SCRANTON, Pa. -- Some state transportation funds will help connect the dots on six miles of trail through the city of Scranton.
Eventually, the goal is to connect that trail to others all the way to the Pennsylvania/New York state line.
The Lackawanna Heritage Valley Authority officially opened a tranquil puzzle piece -- the Carbondale River Walk, a mile and a half long trail that connects the Pioneer City to neighboring Simpson.
"Really excited to be able to ride on this, and I understand it's a long trail now," said Jeanne Genzlinger of Hawley.
There are 30 miles of Lackawanna River Heritage Trail. Long-term plans are for 70 miles between two different trails.
"This will connect to the D&H Extension, which goes up to here, up to Vandling, and then the whole D&H Rail Trail which runs all the way to the New York border. So, this is really the keystone in getting everybody from downtown and the more urban parts of our trail up to the more rural parts and beyond," explained Owen Worozbyt, Lackawanna Heritage Valley Authority.

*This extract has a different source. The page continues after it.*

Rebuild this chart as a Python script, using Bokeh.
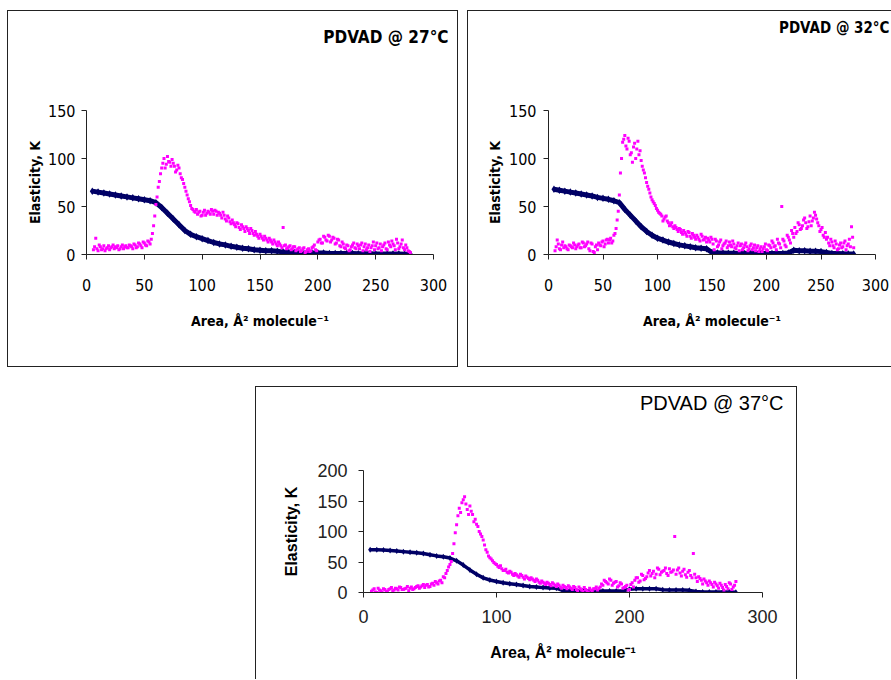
from bokeh.plotting import figure
from bokeh.models import Range1d, FixedTicker, Title, Spacer
from bokeh.layouts import column, row
from bokeh.embed import file_html
from bokeh.resources import INLINE

# ---------------- data ----------------
AREA_MAG_A = [
    6, 8, 10, 12, 14, 16, 18, 20, 22, 24,
    26, 28, 30, 32, 34, 36, 38, 40, 42, 44,
    46, 48, 50, 52, 54, 56, 58, 60, 62, 64,
    66, 68, 70, 72, 74, 76, 78, 80, 82, 84,
    86, 88, 90, 92, 94, 96, 98, 100, 102, 104,
    106, 108, 110, 112, 114, 116, 118, 120, 122, 124,
    126, 128, 130, 132, 134, 136, 138, 140, 142, 144,
    146, 148, 150, 152, 154, 156, 158, 160, 162, 164,
    166, 168, 170, 172, 174, 176, 178, 180, 182, 184,
    186, 188, 190, 192, 194, 196, 198, 200, 202, 204,
    206, 208, 210, 212, 214, 216, 218, 220, 222, 224,
    226, 228, 230, 232, 234, 236, 238, 240, 242, 244,
    246, 248, 250, 252, 254, 256, 258, 260, 262, 264,
    266, 268, 270, 272, 274, 276, 278, 280,
]
AREA_MAG_B = [
    7, 9, 11, 13, 15, 17, 19, 21, 23, 25,
    27, 29, 31, 33, 35, 37, 39, 41, 43, 45,
    47, 49, 51, 53, 55, 57, 59, 61, 63, 65,
    67, 69, 71, 73, 75, 77, 79, 81, 83, 85,
    87, 89, 91, 93, 95, 97, 99, 101, 103, 105,
    107, 109, 111, 113, 115, 117, 119, 121, 123, 125,
    127, 129, 131, 133, 135, 137, 139, 141, 143, 145,
    147, 149, 151, 153, 155, 157, 159, 161, 163, 165,
    167, 169, 171, 173, 175, 177, 179, 181, 183, 185,
    187, 189, 191, 193, 195, 197, 199, 201, 203, 205,
    207, 209, 211, 213, 215, 217, 219, 221, 223, 225,
    227, 229, 231, 233, 235, 237, 239, 241, 243, 245,
    247, 249, 251, 253, 255, 257, 259, 261, 263, 265,
    267, 269, 271, 273, 275, 277, 279,
]
AREA_NAVY = [
    5, 10, 15, 20, 25, 30, 35, 40, 45, 50,
    55, 60, 65, 70, 75, 80, 85, 90, 95, 100,
    105, 110, 115, 120, 125, 130, 135, 140, 145, 150,
    155, 160, 165, 170, 175, 180, 185, 190, 195, 200,
    205, 210, 215, 220, 225, 230, 235, 240, 245, 250,
    255, 260, 265, 270, 275, 280,
]

# ---- 27 C
NAVY_27 = [
    66, 65, 64, 63, 62, 61, 60, 59, 58, 57,
    56, 54, 49, 43, 37, 31, 25, 21, 18.5, 16.5,
    14.5, 12.5, 11, 10, 8.5, 7.5, 6.5, 6, 5, 4.5,
    4, 4, 3.5, 2.5, 2, 2, 1.5, 1.5, 1.5, 1.5,
    1.5, 1, 1, 1, 1, 1, 0.8, 0.8, 0.8, 0.6,
    0.5, 0.5, 0.5, 0.4, 0.3, 0.2,
]
MAG_27_A = [
    5, 17, 4, 8, 6, 4, 7, 5, 8, 6,
    7, 5, 8, 6, 9, 7, 9, 6, 10, 8,
    11, 7, 12, 9, 13, 16, 30, 52, 70, 84,
    95, 90, 102, 96, 99, 92, 88, 90, 80, 74,
    66, 58, 51, 47, 44, 42, 45, 41, 46, 43,
    44, 47, 42, 45, 44, 41, 44, 37, 40, 34,
    36, 31, 33, 28, 31, 27, 29, 25, 27, 22,
    24, 19, 21, 17, 19, 15, 17, 13, 15, 11,
    13, 9, 28, 10, 7, 9, 6, 8, 5, 7,
    4, 7, 3, 6, 4, 8, 5, 13, 16, 12,
    18, 14, 19, 15, 17, 12, 15, 8, 11, 6,
    9, 5, 10, 7, 11, 6, 12, 8, 5, 10,
    7, 13, 9, 6, 11, 8, 12, 5, 10, 14,
    9, 16, 6, 11, 7, 10, 4, 2,
]
MAG_27_B = [
    8, 6, 10, 5, 9, 6, 9, 7, 10, 8,
    9, 6, 10, 8, 7, 10, 8, 11, 7, 12,
    9, 13, 10, 14, 11, 22, 40, 60, 76, 90,
    100, 94, 97, 92, 95, 86, 93, 84, 78, 70,
    62, 55, 48, 45, 47, 44, 40, 44, 41, 45,
    42, 45, 46, 41, 43, 38, 41, 35, 38, 32,
    33, 29, 32, 26, 29, 24, 27, 22, 25, 20,
    21, 17, 19, 15, 17, 13, 15, 11, 13, 9,
    11, 7, 9, 6, 8, 5, 8, 4, 6, 3,
    6, 2, 5, 3, 7, 10, 4, 15, 12, 19,
    15, 20, 13, 18, 11, 16, 9, 13, 7, 10,
    4, 8, 12, 6, 9, 10, 4, 11, 7, 3,
    9, 5, 12, 7, 4, 10, 6, 13, 8, 11,
    5, 12, 8, 15, 5, 7, 3,
]

# ---- 32 C
NAVY_32 = [
    68, 67, 66, 65, 64, 63, 62, 61, 59.5, 58.5,
    57.5, 56, 54, 47, 41, 35, 29, 24, 20, 17,
    15, 13, 11.5, 10, 9, 8, 7, 6.5, 6, 2,
    1.5, 1.5, 1.2, 1.2, 1, 1, 1, 1, 1, 1,
    1, 1, 1, 1.5, 4.5, 4, 4, 3.5, 3.5, 3,
    2, 1, 1, 0.8, 0.6, 0.5,
]
MAG_32_A = [
    4, 15, 6, 10, 7, 8, 5, 9, 7, 10,
    8, 11, 7, 12, 9, 13, 4, 11, 2, 10,
    12, 9, 14, 11, 16, 15, 12, 20, 27, 45,
    85, 117, 124, 110, 118, 106, 112, 100, 118, 108,
    92, 85, 75, 68, 60, 55, 51, 46, 43, 40,
    37, 40, 33, 31, 29, 30, 26, 27, 23, 25,
    21, 24, 19, 22, 18, 20, 16, 21, 15, 18,
    17, 13, 16, 5, 14, 10, 15, 9, 12, 7,
    13, 8, 11, 6, 12, 9, 5, 10, 8, 6,
    11, 7, 4, 9, 6, 3, 8, 5, 10, 7,
    12, 9, 16, 11, 50, 14, 8, 18, 12, 22,
    28, 24, 31, 27, 36, 33, 29, 40, 35, 44,
    37, 30, 26, 20, 23, 18, 9, 13, 7, 11,
    6, 12, 8, 14, 9, 16, 29, 7,
]
MAG_32_B = [
    8, 11, 5, 13, 9, 6, 10, 8, 12, 6,
    10, 7, 13, 8, 11, 6, 12, 3, 8, 5,
    10, 13, 8, 15, 12, 17, 14, 22, 36, 62,
    100, 120, 113, 121, 104, 96, 116, 110, 104, 98,
    88, 80, 71, 64, 57, 53, 48, 44, 42, 35,
    39, 35, 30, 33, 27, 28, 24, 26, 21, 23,
    19, 23, 17, 20, 16, 18, 14, 19, 16, 13,
    15, 18, 11, 16, 8, 13, 6, 11, 14, 9,
    10, 14, 7, 9, 4, 11, 7, 12, 4, 9,
    5, 10, 7, 3, 8, 6, 11, 4, 9, 14,
    8, 5, 12, 7, 16, 10, 20, 15, 25, 18,
    22, 33, 26, 30, 38, 27, 34, 30, 38, 41,
    33, 24, 28, 18, 16, 12, 16, 9, 14, 5,
    10, 7, 12, 5, 11, 8, 18,
]

# ---- 37 C
NAVY_37 = [
    70, 70, 69.5, 69, 68, 67, 66, 65, 64, 62,
    60, 58.5, 56.5, 52, 45, 37, 30, 24, 20.5, 18,
    16, 14.5, 13, 11.5, 10, 9, 8, 7.5, 7, 3,
    3, 2.8, 2.8, 2.5, 2.5, 2.5, 2.5, 2.5, 2.5, 5.5,
    6, 6, 6, 6, 4.5, 4, 4, 4, 3.5, 1.5,
    1, 1, 1, 0.8, 0.8, 0.5,
]
MAG_37_A = [
    2, 6, 0, 4, 1, 5, 2, 6, 3, 7,
    4, 8, 5, 7, 3, 9, 6, 10, 7, 11,
    8, 13, 10, 15, 18, 14, 20, 26, 31, 42,
    51, 80, 111, 138, 147, 157, 136, 142, 128, 120,
    108, 96, 86, 70, 60, 55, 49, 46, 41, 39,
    36, 33, 35, 30, 31, 27, 30, 25, 27, 23,
    24, 20, 22, 17, 19, 15, 17, 13, 16, 12,
    14, 9, 12, 8, 11, 7, 10, 5, 9, 4,
    8, 3, 7, 2, 6, 4, 9, 12, 18, 14,
    20, 15, 18, 11, 14, 8, 12, 5, 16, 20,
    24, 19, 28, 23, 32, 27, 35, 30, 38, 33,
    36, 31, 39, 34, 92, 37, 32, 35, 29, 33,
    28, 64, 24, 26, 20, 22, 16, 19, 13, 17,
    11, 15, 8, 13, 6, 14, 9, 18,
]
MAG_37_B = [
    4, 1, 7, 3, 6, 2, 5, 8, 4, 6,
    9, 5, 6, 10, 7, 5, 8, 11, 9, 13,
    12, 9, 14, 12, 16, 19, 16, 24, 36, 46,
    64, 98, 126, 131, 152, 145, 128, 133, 116, 112,
    100, 92, 78, 66, 57, 52, 47, 43, 44, 36,
    38, 32, 33, 28, 29, 25, 28, 22, 25, 21,
    22, 18, 20, 15, 17, 13, 15, 11, 14, 10,
    12, 7, 10, 6, 9, 5, 8, 3, 6, 2,
    5, 1, 4, 6, 9, 7, 14, 20, 16, 22,
    12, 17, 9, 16, 7, 10, 4, 13, 9, 24,
    17, 30, 21, 26, 36, 31, 24, 40, 29, 35,
    40, 28, 33, 37, 30, 40, 27, 38, 25, 36,
    24, 30, 18, 23, 14, 19, 12, 16, 9, 14,
    7, 12, 4, 10, 16, 5, 12,
]

X_TICKS_A = [0, 50, 100, 150, 200, 250, 300]
Y_TICKS_A = [0, 50, 100, 150]
X_TICKS_B = [0, 100, 200, 300]
Y_TICKS_B = [0, 50, 100, 150, 200]

TITLES = ["PDVAD @ 27°C", "PDVAD @ 32°C", "PDVAD @ 37°C"]
X_LABEL = "Area, Å² molecule⁻¹"
Y_LABEL = "Elasticity, K"

NAVY = "#000066"
MAGENTA = "#ff00ff"
NARROW = "DejaVu Sans Condensed"
ARIAL = "Liberation Sans"


def panel(w, h, mbl, mbr, mbt, mbb, ymax, xt, yt, navy, mag_a, mag_b, title, cfg, border):
    p = figure(width=w, height=h, x_range=Range1d(0, 300), y_range=Range1d(0, ymax),
               output_backend="svg", toolbar_location=None,
               min_border_left=mbl, min_border_right=mbr,
               min_border_top=mbt, min_border_bottom=mbb)
    p.styles = border
    p.grid.visible = False
    p.outline_line_color = None
    p.background_fill_color = "white"
    p.border_fill_color = "white"

    p.line(AREA_NAVY, navy, line_color=NAVY, line_width=cfg["navy_w"])
    p.scatter(AREA_NAVY, navy, marker="diamond", size=cfg["navy_w"] + 2.5,
              fill_color=NAVY, line_color=None)
    for xs, ys in ((AREA_MAG_A, mag_a), (AREA_MAG_B, mag_b)):
        p.scatter(xs, ys, marker="square", size=3, fill_color=MAGENTA, line_color=None)

    for ax, ticks in ((p.xaxis[0], xt), (p.yaxis[0], yt)):
        ax.ticker = FixedTicker(ticks=ticks, minor_ticks=[])
        ax.major_tick_out = 5
        ax.major_tick_in = 0
        ax.minor_tick_out = 0
        ax.minor_tick_in = 0
        ax.axis_line_color = "#222222"
        ax.major_tick_line_color = "#222222"
        ax.major_label_text_font = cfg["tick_font"]
        ax.major_label_text_font_size = cfg["tick_size"]
        ax.major_label_text_color = cfg["tick_color"]
        ax.axis_label_text_font = cfg["label_font"]
        ax.axis_label_text_font_size = cfg["label_size"]
        ax.axis_label_text_font_style = "bold"
        ax.axis_label_text_color = "#000000"
    p.xaxis.axis_label = X_LABEL
    p.yaxis.axis_label = Y_LABEL
    p.xaxis.major_label_standoff = cfg["xstand"]
    p.xaxis.axis_label_standoff = cfg["xlstand"]
    p.yaxis.major_label_standoff = cfg["ystand"]
    p.yaxis.axis_label_standoff = cfg["ylstand"]
    p.yaxis.major_label_orientation = "horizontal"

    # title sits in the top-right corner of the panel: trailing blank lines lift it
    p.add_layout(Title(text=title + "\n\n", align="right", offset=cfg["toff"], standoff=0,
                       text_line_height=cfg["tlh"], text_font=cfg["title_font"],
                       text_font_size=cfg["title_size"], text_font_style=cfg["title_style"],
                       text_color="#000000"), "above")
    return p


cfg1 = dict(navy_w=5, tick_font=NARROW, tick_size="16px", tick_color="#000000",
            label_font=NARROW, label_size="14px", xstand=19, xlstand=19,
            ystand=6, ylstand=2, toff=-15, tlh=1.6, title_font=NARROW,
            title_size="17px", title_style="bold")
cfg2 = dict(cfg1, ystand=7, ylstand=3, toff=-14, tlh=2.03, title_size="15px")
cfg3 = dict(navy_w=3.5, tick_font=ARIAL, tick_size="18px", tick_color="#222222",
            label_font=ARIAL, label_size="16px", xstand=12, xlstand=18,
            ystand=11, ylstand=14, toff=-21, tlh=1.28, title_font=ARIAL,
            title_size="20px", title_style="normal")

BORDER = "1px solid #222222"
p1 = panel(451, 357, 78, 26, 99, 113, 150, X_TICKS_A, Y_TICKS_A, NAVY_27, MAG_27_A, MAG_27_B,
           TITLES[0], cfg1, {"border": BORDER})
p2 = panel(424, 357, 80, 17, 94, 114, 150, X_TICKS_A, Y_TICKS_A, NAVY_32, MAG_32_A, MAG_32_B,
           TITLES[1], cfg2, {"border-top": BORDER, "border-left": BORDER,
                             "border-bottom": BORDER})
p3 = panel(542, 293, 107, 36, 83, 88, 200, X_TICKS_B, Y_TICKS_B, NAVY_37, MAG_37_A, MAG_37_B,
           TITLES[2], cfg3, {"border-top": BORDER, "border-left": BORDER,
                             "border-right": BORDER})

layout = column(Spacer(height=10),
                row(Spacer(width=7), p1, Spacer(width=9), p2),
                Spacer(height=19),
                row(Spacer(width=255), p3))

open("out.html", "w").write(file_html(layout, INLINE))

As this project wraps up, newly secured state funding will help with two other puzzle pieces in Scranton.
The LHVA learned this week that $1 million will be used to build a bridge connecting the trail to the Steamtown National Historic Site and $200,000 will be used to connect the trail in North Scranton to Dickson City.
"Once that's complete, technically, all of the trail can be aligned through the city of Scranton. So, it's about six miles worth in the city, that'll be exciting," Worozbyt.
Connecting the county through trailway.
"The whole state will now become known as a trail destination. Certainly, we were pioneers in the rails, so now we will be with the trails, and that will be wonderful!" Genzlinger said.
It could take another couple of years to connect all the segments of trail in Scranton.